Adultery always hurts - and I should know

Mira Kirshenbaum's newly published book on "ethical" infidelity - When Good People Have Affairs - should have a health warning. Reading it made my blood boil.

This madam, a seasoned psychotherapist, not only exonerates philanderers, but turns the liars and betrayers into moral exemplars: "They have simply made a mistake and got themselves into a complicated, messy, dangerous situation. It is because they are good people that they lie awake at night feeling guilty and scared, agonising about how to avoid hurting the people they care about." Let the nation weep for these lost souls.

Stuff happens. Many marriages survive liaisons and I admire the patience and trust between couples who can still carry on. Humans have always fallen in and out of love and the unlikeliest of people - priests, teachers - can succumb to temptation. When it happens, nothing else matters.

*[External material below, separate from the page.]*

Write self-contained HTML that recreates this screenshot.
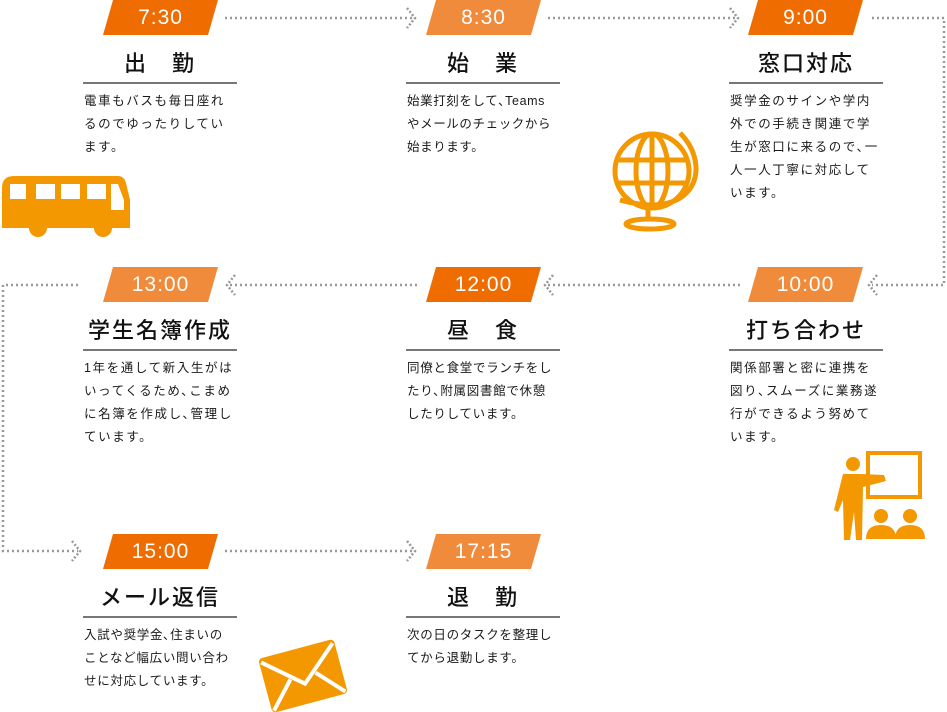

However, we are sentient creatures with choices. Some choices cause havoc and those who make them need to admit that fact. Only nowadays they walk away from old love and any responsibility for the wreckage they leave behind.

As one of the millions betrayed then abandoned by an adulterous partner, I cannot stomach the ceaseless compulsion to shed guilt and shame, the editing-out of the hurt and chaos caused within the family, the long-term damage to kids.

Adulterers always claim the old partnership was rotting away or over before they found pleasure elsewhere. This is duplicity plus. Ex-partners are thus made to feel stupid and emotionally comatose. The truth is that a long-term relationship cannot compete when fresh flesh makes itself available. My rival was a student 14 years younger - no contest.

Then there is the culpability shifted to the victim. This author's husband had a fling, so she says: "I wasn't entirely blameless" and then concludes that such affairs can help freshen a marriage. What, like those cheap body sprays that zing you up?

I consulted the respected counsellor Philip Hodson, who says: "It is an absurd idea. Statistically it is far more likely that an affair will end your relationship than save it."

I should find out where Kirshenbaum lives and climb on to her roof in silly clothes to protest against these insults that add to the injuries of the betrayed, the hurt that stays for ever. Many, I am sure, would join me.